El papel de las grandes empresas tecnológicas en esta batalla es ambivalente. Por un lado, desarrollan herramientas para prevenir ataques: filtros antiphishing, análisis de comportamiento, alertas automatizadas, etc. Por otro, muchas de sus infraestructuras son utilizadas por los actores maliciosos para alojar comandos o monetizar ataques. Plataformas como GitHub, Telegram o incluso Discord han sido empleadas como canales de control y distribución, aprovechando su popularidad y su arquitectura abierta. Aquí surge una tensión no resuelta entre innovación, neutralidad tecnológica y responsabilidad activa.
A largo plazo, la contención del MaaS exige tres ejes convergentes: legislación ágil, cooperación internacional real y anticipación técnica. Pero sobre todo, exige abandonar la idea de que lo digital es un terreno ajeno al derecho. El delito se ha adaptado. La ley, si quiere seguir siendo útil, tendrá que hacerlo también.

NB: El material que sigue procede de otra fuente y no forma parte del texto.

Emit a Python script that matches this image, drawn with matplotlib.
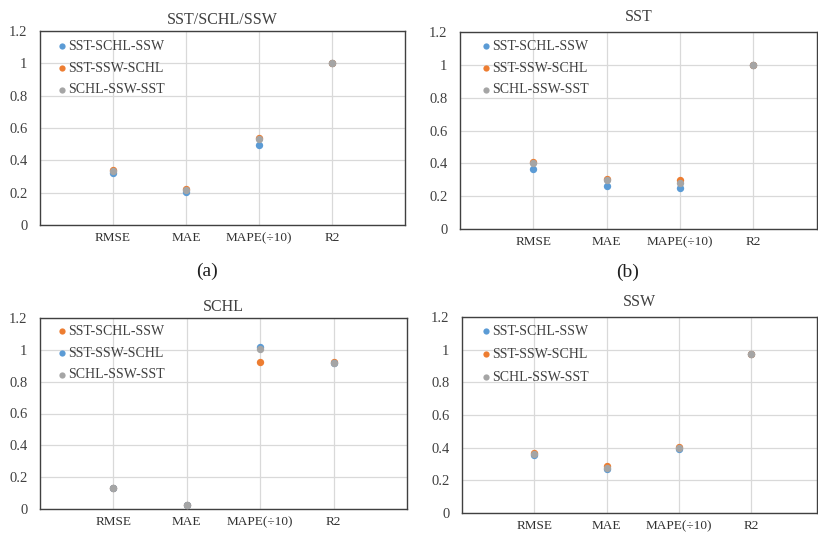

Porque el crimen como servicio no desaparecerá por sí solo. Como todo negocio rentable, mutará, se ocultará, buscará nuevas formas de comercialización. Solo si se desarticula su cadena de valor -desde la creación hasta la monetización- podrá ser contenido. Y eso exige actuar sobre su mercado, sus plataformas, su pedagogía y su imaginario. Lo intangible también se puede legislar. Solo hace falta voluntad, técnica y una noción clara de qué país digital queremos habitar.